The carbon tax is likely to have a relatively minor impact on businesses and the economy but retailers could face a difficult few years as customers continue to tighten purse strings, an expert says.
Elio D’Amato, chief executive of stock market research group Lincoln Indicators, agrees with the government view that the “economy won’t fall over” when it introduces a $23 per tonne price on carbon in July next year.
D’Amato says a global circuit breaker is needed to boost sentiment, with businesses operating in Australia confused about how demand will hold up under the new tax.
He is unsure whether Treasury’s forecasts for the economy to grow by 1.1% per year between now and 2050 under the tax, compared with 1.2% without it, will happen.
“Whilst Treasury have done its very best in terms of predictions we’ve been advocates on the importance of the health of Australian consumers,” D’Amato says.
“The compensation will help but until we know the impact on demand it’s too difficult to predict, so we’d be surprised if they ended up 100% accurate.”
D’Amato agreed with recent comments from Boston Consulting Group leader of consumer practice in Australia and New Zealand, James Goth, that spending in Australia might not return to pre-GFC levels for another three to five years.
“The deleveraging process is a good thing in the long term and not a surprise given the GFC and our pre-GFC debt levels,” D’Amato says.
“And with constrained wage growth and talk of interest rate rises it’s not hard to imagine it’ll continue for some time.”
But D’Amato says “consumers can be fickle” so it’s possible that customers will decide relatively quickly that their financial position is strong enough to start spending again.

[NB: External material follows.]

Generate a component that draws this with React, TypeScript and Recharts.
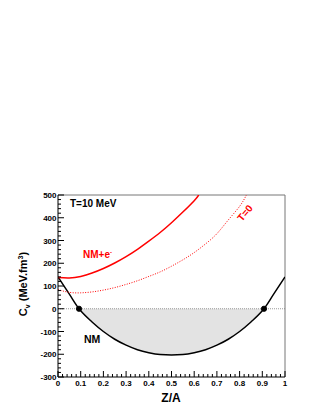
import React from 'react';
import {
  ComposedChart,
  Line,
  Area,
  XAxis,
  YAxis,
  ReferenceLine,
  ReferenceDot,
} from 'recharts';

// Z/A grid for the nuclear-matter curve (roots included)
const nmX = [0, 0.05, 0.0925, 0.1, 0.15, 0.2, 0.25, 0.3, 0.35, 0.4, 0.45, 0.5, 0.55, 0.6, 0.65, 0.7, 0.75, 0.8, 0.85, 0.9, 0.9075, 0.95, 1];
const nmY = [140, 64, 0, -9, -58, -100, -134, -160, -180, -193, -201, -203, -201, -193, -180, -160, -134, -100, -58, -9, 0, 64, 140];

// NM + electrons, T=10 MeV (solid red)
const eX = [0, 0.05, 0.1, 0.15, 0.2, 0.25, 0.3, 0.35, 0.4, 0.45, 0.5, 0.55, 0.6, 0.62];
const eY = [137, 135, 142, 157, 177, 201, 229, 261, 297, 335, 378, 425, 475, 500];

// NM + electrons, T=0 (dotted red)
const t0X = [0, 0.05, 0.1, 0.15, 0.2, 0.25, 0.3, 0.35, 0.4, 0.45, 0.5, 0.55, 0.6, 0.65, 0.7, 0.75, 0.8, 0.83];
const t0Y = [84, 72, 70, 74, 82, 93, 107, 123, 142, 162, 187, 215, 247, 285, 330, 390, 450, 500];

const roots = [0.0925, 0.9075];

const xMajor = [0, 0.1, 0.2, 0.3, 0.4, 0.5, 0.6, 0.7, 0.8, 0.9, 1];
const yMajor = [-300, -200, -100, 0, 100, 200, 300, 400, 500];

const xTicks = Array.from({ length: 51 }, (_, i) => i / 50);
const yTicks = Array.from({ length: 41 }, (_, i) => -300 + i * 20);

const FONT = '"Liberation Sans", Arial, Helvetica, sans-serif';

const nmData = nmX.map((x, i) => ({ x, nm: nmY[i], shade: Math.min(nmY[i], 0) }));
const eData = eX.map((x, i) => ({ x, v: eY[i] }));
const t0Data = t0X.map((x, i) => ({ x, v: t0Y[i] }));

const isMajorX = (v: number) => xMajor.some((m) => Math.abs(m - v) < 1e-6);

const XTick = (props: any) => {
  const { x, y, payload } = props;
  const major = isMajorX(payload.value);
  return (
    <g>
      <line x1={x} x2={x} y1={y} y2={y - (major ? 6 : 3)} stroke="#000" strokeWidth={1} />
      {major && (
        <text x={x} y={y + 9} textAnchor="middle" fontSize={8} fontWeight="bold" fontFamily={FONT} fill="#000">
          {Number(payload.value.toFixed(1)).toString()}
        </text>
      )}
    </g>
  );
};

const YTick = (props: any) => {
  const { x, y, payload } = props;
  const major = yMajor.includes(payload.value);
  return (
    <g>
      <line x1={x} x2={x + (major ? 6 : 3)} y1={y} y2={y} stroke="#000" strokeWidth={1} />
      {major && (
        <text x={x - 1.5} y={y + 3} textAnchor="end" fontSize={8} fontWeight="bold" fontFamily={FONT} fill="#000">
          {payload.value}
        </text>
      )}
    </g>
  );
};

export default function App() {
  return (
    <div style={{ position: 'absolute', left: 0, top: 0, width: 316, height: 409, background: '#fff' }}>
      <ComposedChart
        width={316}
        height={409}
        data={nmData}
        margin={{ top: 195, right: 31, bottom: 0, left: 0 }}
      >
        <XAxis
          dataKey="x"
          type="number"
          domain={[0, 1]}
          ticks={xTicks}
          interval={0}
          tickSize={0}
          tickMargin={0}
          tickLine={false}
          tick={<XTick />}
          axisLine={{ stroke: '#000', strokeWidth: 1 }}
          height={32}
          allowDataOverflow
        />
        <YAxis
          type="number"
          domain={[-300, 500]}
          ticks={yTicks}
          interval={0}
          tickSize={0}
          tickMargin={0}
          tickLine={false}
          tick={<YTick />}
          axisLine={{ stroke: '#000', strokeWidth: 1 }}
          width={58}
          allowDataOverflow
        />
        <Area
          dataKey="shade"
          type="monotone"
          baseValue={0}
          fill="#e3e3e3"
          fillOpacity={1}
          stroke="none"
          isAnimationActive={false}
        />
        <ReferenceLine y={0} stroke="#999" strokeDasharray="1 1" strokeWidth={1} />
        <ReferenceLine y={500} stroke="#777" strokeWidth={1} />
        <ReferenceLine x={1} stroke="#777" strokeWidth={1} />
        <Line
          dataKey="nm"
          type="monotone"
          stroke="#000"
          strokeWidth={1.5}
          dot={false}
          isAnimationActive={false}
        />
        <Line
          data={eData}
          dataKey="v"
          type="natural"
          stroke="#ff0000"
          strokeWidth={1.5}
          dot={false}
          isAnimationActive={false}
        />
        <Line
          data={t0Data}
          dataKey="v"
          type="natural"
          stroke="#ff0000"
          strokeWidth={1}
          strokeDasharray="1 1.5"
          dot={false}
          isAnimationActive={false}
        />
        {roots.map((r) => (
          <ReferenceDot key={r} x={r} y={0} r={2.6} fill="#000" stroke="#000" />
        ))}
      </ComposedChart>
      <svg
        width={316}
        height={409}
        style={{ position: 'absolute', left: 0, top: 0, pointerEvents: 'none' }}
        fontFamily={FONT}
        fontWeight="bold"
      >
        <text x={70} y={207} fontSize={10} fill="#000">T=10 MeV</text>
        <text x={83} y={258} fontSize={10} fill="#ff0000">
          NM+e<tspan dy={-4} fontSize={6}>-</tspan>
        </text>
        <text x={84} y={343} fontSize={10.5} fill="#000">NM</text>
        <text x={245} y={216.5} fontSize={10} fill="#ff0000" textAnchor="middle" transform="rotate(-50 245 213)">T=0</text>
        <text x={171} y={402} fontSize={12} textAnchor="middle" fill="#000">Z/A</text>
        <text x={27} y={284} fontSize={11} textAnchor="middle" fill="#000" transform="rotate(-90 27 284)">
          C<tspan dy={3} fontSize={7}>v</tspan>
          <tspan dy={-3}> (MeV.fm</tspan>
          <tspan dy={-4} fontSize={7}>3</tspan>
          <tspan dy={4}>)</tspan>
        </text>
      </svg>
    </div>
  );
}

On recent weakness in the share market – which has shed $50 billion in the past few days – D’Amato says the carbon tax is playing a role, but contagion fears from Europe, debt ceiling woes in the US and global growth worries were also contributing.
A Lincoln study showed share prices of major polluters fell in the first two months of June but stocks rallied in the second half as figures started to leak about the $23 per tonne starting point and compensation plans. Airlines, manufacturers, transport and resources companies are expected to be hardest hit by the tax.
D’Amato says while many carbon-heavy businesses will be able to pass on the costs the question is whether they’ll experience a drop in demand in time.
“A lot of people are quite nervous about that,” D’Amato says.
National carrier Qantas said the tax would boost its costs by between $110m-$115m during the first year of its implementation and those costs would be passed on to consumers.
Other concerns centre on what will happen when the fixed price is shifted to an emissions trading scheme in 2015, particularly for those earmarked for compensation such as steelmakers, D’Amato says.
Shares fell to their lowest point in July yesterday. At 4500 points the S&P ASX 20 is 300 points below where it was six months ago but it is about 100 points higher than 12 months ago.